Call for 'digital Geneva Convention'

Closing embassies and expelling spies is a 19th-century response to a 21st-century problem – a cyber threat so great it needs its own digital Geneva Convention. That’s the view of David Sanger who says there is a growing concern that soon the North Koreans or the Russians will improve on the two huge cyber-attacks they pulled off last year. In a Cape Argus analysis, he notes that the US has the most fearsome cyberweaponry on the planet but won’t use it for fear of what will come next. ‘One temporarily crippled the British healthcare system and the other devastated Ukraine before rippling across the world, disrupting shipping and shutting factories. The fact that no intelligence agency saw either attack coming led a group of finance ministers to simulate a similar attack that shut down financial markets and froze global transactions. By several accounts, it quickly spun into farce. No one wanted to admit how much damage could be done or how helpless they would be to deter it. Cyberattacks have been around for two decades.
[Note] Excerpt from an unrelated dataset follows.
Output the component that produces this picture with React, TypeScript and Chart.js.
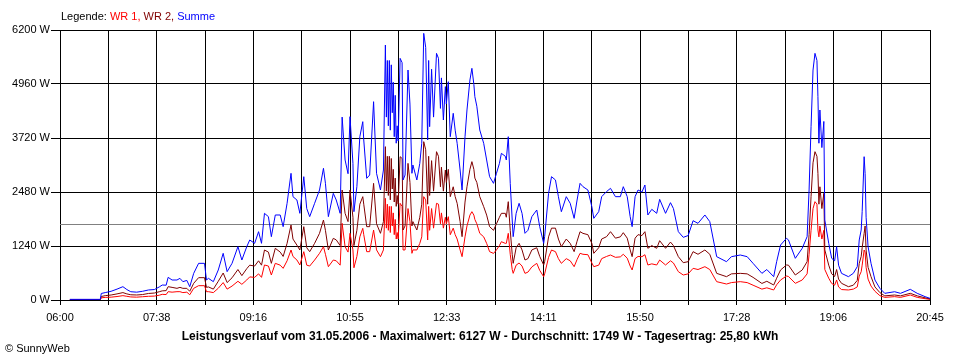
import React, { useEffect, useRef } from "react";
import { Chart, registerables } from "chart.js";

Chart.register(...registerables);

// minutes after 06:00
const sampleMinutes = [
  10, 41, 42, 46, 52, 58, 64, 68, 72, 78,
  84, 90, 96, 101, 104, 108, 110, 114, 119, 122,
  125, 129, 132, 136, 141, 147, 149, 151, 156, 161,
  166, 170, 175, 181, 185, 190, 193, 198, 202, 205,
  208, 212, 215, 219, 224, 227, 231, 235, 237, 241,
  244, 248, 251, 254, 259, 264, 268, 270, 273, 278,
  281, 285, 287, 290, 293, 295, 298, 299, 302, 305,
  308, 309, 312, 315, 319, 322, 326, 329, 331, 332,
  333, 334, 335, 336, 337, 338, 339, 340, 341, 342,
  343, 344, 346, 348, 349, 351, 354, 356, 358, 359,
  363, 366, 368, 370, 372, 374, 375, 376, 378, 380,
  383, 385, 387, 388, 390, 392, 393, 395, 397, 400,
  402, 404, 407, 409, 412, 414, 417, 419, 421, 422,
  424, 427, 431, 434, 437, 441, 444, 447, 449, 453,
  454, 456, 458, 460, 461, 464, 467, 470, 473, 476,
  480, 485, 488, 492, 493, 497, 500, 504, 507, 510,
  515, 519, 523, 526, 529, 532, 537, 541, 543, 548,
  551, 556, 560, 565, 570, 573, 577, 580, 582, 585,
  588, 592, 595, 598, 602, 607, 610, 616, 621, 624,
  629, 634, 639, 644, 649, 656, 661, 668, 678, 683,
  692, 699, 705, 714, 719, 726, 729, 733, 739, 741,
  748, 755, 760, 762, 764, 766, 768, 770, 771, 772,
  773, 775, 777, 778, 782, 785, 788, 790, 792, 795,
  802, 807, 811, 813, 815, 816, 818, 819, 820, 822,
  825, 829, 834, 839, 849, 855, 865, 872, 880, 885,
];

const summeW = [
  15, 15, 150, 170, 200, 250, 306, 240, 190, 180,
  200, 230, 240, 300, 344, 340, 520, 459, 459, 497,
  421, 450, 306, 612, 842, 842, 459, 497, 421, 689,
  1072, 651, 842, 1225, 918, 1225, 1378, 1301, 1569, 1301,
  1990, 1914, 1454, 1952, 1952, 1684, 2220, 2909, 2373, 2296,
  1990, 2832, 2100, 1914, 2220, 2526, 3024, 2680, 1914, 2449,
  2296, 1990, 4200, 3215, 2900, 4210, 3138, 2028, 2602, 3750,
  4095, 3674, 2794, 2870, 4554, 2909, 2526, 2985, 5855, 4200,
  5500, 4000, 5500, 3900, 5400, 4300, 5000, 3750, 4700, 3600,
  4000, 3650, 5549, 5450, 2756, 2870, 5281, 4500, 2909, 3100,
  2756, 3138, 3600, 6123, 5800, 3674, 5500, 3980, 5300, 4200,
  5664, 5550, 4400, 5100, 4133, 4900, 4500, 5013, 3750, 4287,
  3900, 3598, 2985, 2526, 3750, 4363, 5052, 5320, 4950, 4669,
  4450, 3904, 3598, 3215, 2832, 2679, 2909, 3138, 3368, 3300,
  3215, 3750, 2679, 1837, 1454, 1990, 2220, 1990, 1531, 1600,
  1914, 2067, 1684, 1301, 1454, 2449, 2832, 2756, 2373, 2028,
  2373, 2220, 1875, 2296, 2679, 2602, 2526, 2143, 1875, 2028,
  2373, 2490, 2564, 2373, 2373, 2602, 2373, 1914, 1684, 2373,
  2526, 2480, 2641, 1952, 2082, 1990, 2312, 1990, 2235, 2100,
  1569, 1439, 1480, 1821, 1760, 1952, 1800, 995, 880, 995,
  1033, 995, 842, 612, 700, 536, 880, 1263, 1416, 1380,
  957, 1187, 1454, 2526, 3980, 5281, 5664, 5500, 4669, 3600,
  4363, 3500, 4100, 1837, 1301, 957, 900, 1225, 800, 612,
  536, 612, 765, 1378, 1607, 2028, 3291, 2900, 1900, 1225,
  842, 459, 268, 153, 190, 153, 245, 153, 77, 38,
];

const wr2W = [
  8, 8, 80, 100, 115, 140, 170, 140, 120, 115,
  125, 150, 160, 190, 210, 215, 306, 290, 268, 290,
  268, 268, 200, 383, 513, 513, 290, 300, 250, 430,
  620, 400, 510, 700, 560, 720, 800, 780, 900, 800,
  1148, 1100, 842, 1187, 1100, 1000, 1301, 1722, 1400, 1260,
  1148, 1684, 1200, 1110, 1301, 1531, 1837, 1600, 1148, 1416,
  1380, 1250, 2526, 1990, 1800, 2526, 1900, 1250, 1600, 2200,
  2373, 2200, 1684, 1684, 2679, 1750, 1531, 1800, 3521, 2500,
  3300, 2400, 3300, 2300, 3250, 2550, 3000, 2250, 2800, 2150,
  2400, 2200, 3291, 3250, 1607, 1700, 3138, 2700, 1700, 1800,
  1607, 1900, 2200, 3636, 3450, 2200, 3300, 2400, 3200, 2500,
  3406, 3300, 2600, 3050, 2500, 2985, 2700, 3000, 2373, 2600,
  2373, 2220, 1800, 1454, 2250, 2600, 3000, 3177, 3000, 2800,
  2700, 2373, 2143, 1950, 1684, 1600, 1750, 1900, 1990, 1990,
  1900, 2258, 1600, 1050, 842, 1200, 1301, 1150, 918, 950,
  1150, 1200, 1000, 804, 880, 1450, 1650, 1650, 1400, 1225,
  1400, 1300, 1110, 1350, 1569, 1530, 1500, 1300, 1072, 1200,
  1400, 1454, 1569, 1420, 1450, 1546, 1420, 1150, 995, 1420,
  1500, 1480, 1569, 1187, 1250, 1187, 1362, 1187, 1330, 1250,
  995, 857, 880, 1110, 1050, 1148, 1050, 612, 536, 600,
  612, 600, 520, 380, 430, 344, 500, 689, 804, 800,
  574, 689, 880, 1500, 2373, 3150, 3406, 3300, 2909, 2200,
  2600, 2100, 2450, 1150, 800, 600, 540, 700, 480, 383,
  306, 340, 450, 842, 1000, 1200, 1531, 1700, 1150, 750,
  536, 300, 170, 95, 115, 95, 153, 95, 50, 25,
];

const wr1W = [
  5, 5, 50, 60, 65, 80, 100, 85, 70, 65,
  75, 85, 90, 110, 130, 125, 191, 180, 191, 191,
  170, 180, 120, 268, 329, 329, 191, 191, 170, 270,
  400, 250, 320, 430, 360, 460, 530, 520, 600, 520,
  804, 780, 574, 842, 800, 727, 900, 1148, 1000, 918,
  804, 1110, 800, 780, 918, 1072, 1225, 1050, 765, 918,
  900, 800, 1760, 1225, 1100, 1531, 1150, 740, 1000, 1450,
  1646, 1500, 1110, 1110, 1607, 1150, 995, 1150, 2334, 1650,
  2200, 1600, 2150, 1550, 2150, 1700, 2000, 1500, 1850, 1400,
  1550, 1400, 2220, 2150, 1148, 1150, 2100, 1800, 1072, 1150,
  1148, 1300, 1450, 2373, 2300, 1378, 2150, 1600, 2100, 1650,
  2220, 2200, 1750, 2000, 1650, 1900, 1750, 1914, 1500, 1650,
  1500, 1400, 1150, 995, 1450, 1700, 1950, 2028, 1950, 1850,
  1750, 1531, 1450, 1300, 1110, 1070, 1150, 1250, 1339, 1300,
  1300, 1531, 1050, 700, 612, 800, 850, 780, 612, 640,
  760, 842, 680, 536, 600, 980, 1148, 1110, 950, 842,
  950, 900, 765, 930, 1072, 1050, 1040, 850, 765, 800,
  950, 1000, 1033, 980, 990, 1050, 960, 780, 689, 950,
  1000, 995, 1040, 804, 830, 804, 918, 804, 900, 850,
  651, 574, 600, 727, 700, 765, 700, 421, 367, 400,
  421, 400, 340, 250, 280, 230, 350, 459, 551, 540,
  383, 459, 600, 1050, 1600, 2100, 2258, 2200, 1607, 1450,
  1700, 1400, 1600, 700, 500, 380, 340, 460, 300, 240,
  230, 250, 300, 550, 650, 800, 1148, 1100, 750, 480,
  320, 200, 100, 60, 77, 60, 115, 60, 30, 15,
];

const xTickLabels = ["06:00", "07:38", "09:16", "10:55", "12:33", "14:11", "15:50", "17:28", "19:06", "20:45"];
const yMax = 6200;
const yStep = 1240;
const xSpanMinutes = 885;
const averageW = 1749;
const titleText =
  "Leistungsverlauf vom 31.05.2006 - Maximalwert: 6127 W - Durchschnitt: 1749 W - Tagesertrag: 25,80 kWh";
const copyrightText = "\u00A9 SunnyWeb";
const legendParts: [string, string][] = [
  ["Legende: ", "#000000"],
  ["WR 1, ", "#FF0000"],
  ["WR 2, ", "#800000"],
  ["Summe", "#0000FF"],
];

const FONT = '"Liberation Sans", Arial, sans-serif';

const toPoints = (vals: number[]) => vals.map((v, i) => ({ x: sampleMinutes[i], y: v }));

const overlayPlugin = {
  id: "overlay",
  beforeDatasetsDraw(chart: any) {
    const { ctx, chartArea, scales } = chart;
    const y = Math.round(scales.y.getPixelForValue(averageW)) + 0.5;
    ctx.save();
    ctx.strokeStyle = "#808080";
    ctx.lineWidth = 1;
    ctx.beginPath();
    ctx.moveTo(chartArea.left, y);
    ctx.lineTo(chartArea.right, y);
    ctx.stroke();
    ctx.restore();
  },
  afterDraw(chart: any) {
    const { ctx } = chart;
    ctx.save();
    ctx.textBaseline = "middle";
    ctx.font = `11px ${FONT}`;
    let x = 61;
    for (const [text, color] of legendParts) {
      ctx.fillStyle = color;
      ctx.textAlign = "left";
      ctx.fillText(text, x, 17);
      x += ctx.measureText(text).width;
    }
    ctx.fillStyle = "#000";
    ctx.font = `bold 12px ${FONT}`;
    ctx.textAlign = "center";
    ctx.fillText(titleText, 480, 337);
    ctx.font = `11px ${FONT}`;
    ctx.textAlign = "left";
    ctx.fillText(copyrightText, 5, 349);
    ctx.restore();
  },
};

export default function App() {
  const ref = useRef<HTMLCanvasElement | null>(null);

  useEffect(() => {
    document.body.style.margin = "0";
    const canvas = ref.current;
    if (!canvas) return;
    const chart = new Chart(canvas, {
      type: "line",
      data: {
        datasets: [
          {
            label: "Summe",
            data: toPoints(summeW),
            borderColor: "#0000FF",
            borderWidth: 1,
            pointRadius: 0,
            tension: 0,
            order: 0,
          },
          {
            label: "WR 2",
            data: toPoints(wr2W),
            borderColor: "#800000",
            borderWidth: 1,
            pointRadius: 0,
            tension: 0,
            order: 1,
          },
          {
            label: "WR 1",
            data: toPoints(wr1W),
            borderColor: "#FF0000",
            borderWidth: 1,
            pointRadius: 0,
            tension: 0,
            order: 2,
          },
        ],
      },
      options: {
        animation: false,
        responsive: false,
        devicePixelRatio: 1,
        layout: { padding: { top: 30, right: 30, left: 0, bottom: 0 } },
        plugins: {
          legend: { display: false },
          tooltip: { enabled: false },
          title: { display: false },
        },
        scales: {
          x: {
            type: "linear",
            min: 0,
            max: xSpanMinutes,
            afterBuildTicks(scale: any) {
              scale.ticks = Array.from({ length: 19 }, (_, i) => ({ value: (i * xSpanMinutes) / 18 }));
            },
            afterFit(scale: any) {
              scale.height = 60;
            },
            ticks: {
              autoSkip: false,
              maxRotation: 0,
              padding: 6,
              color: "#000",
              font: { family: FONT, size: 11 },
              callback: (_v: any, i: number) => (i % 2 === 0 ? xTickLabels[i / 2] : ""),
            },
            grid: { color: "#000", lineWidth: 1, tickLength: 5 },
            border: { color: "#000" },
          },
          y: {
            min: 0,
            max: yMax,
            afterFit(scale: any) {
              scale.width = 60;
            },
            ticks: {
              stepSize: yStep,
              padding: 1,
              color: "#000",
              font: { family: FONT, size: 11 },
              callback: (v: any) => `${v} W`,
            },
            grid: { color: "#000", lineWidth: 1, tickLength: 9 },
            border: { color: "#000" },
          },
        },
      },
      plugins: [overlayPlugin],
    });
    return () => chart.destroy();
  }, []);

  return (
    <div style={{ width: 960, height: 360, background: "#fff" }}>
      <canvas ref={ref} width={960} height={360} />
    </div>
  );
}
But something has changed since 2008, when the US and Israel mounted the most sophisticated cyberattack in history on Iran’s nuclear programme, in the hope of forcing Iran to the bargaining table. (The two countries never acknowledged responsibility.) In less than a decade, the sophistication of cyberweapons has so improved that many of the attacks that once shocked us – like the attacks Iran mounted against Bank of America, JPMorgan Chase and other banks in 2012, or North Korea’s hacking of Sony in 2014 – look like tiny skirmishes.’ Sanger notes that the US has often been its own worst enemy in this arms race. ‘Because our government has been so incompetent at protecting its sophisticated cyberweapons, those have been stolen out of the electronic vaults of the National Security Agency and the CIA and shot right back at us.’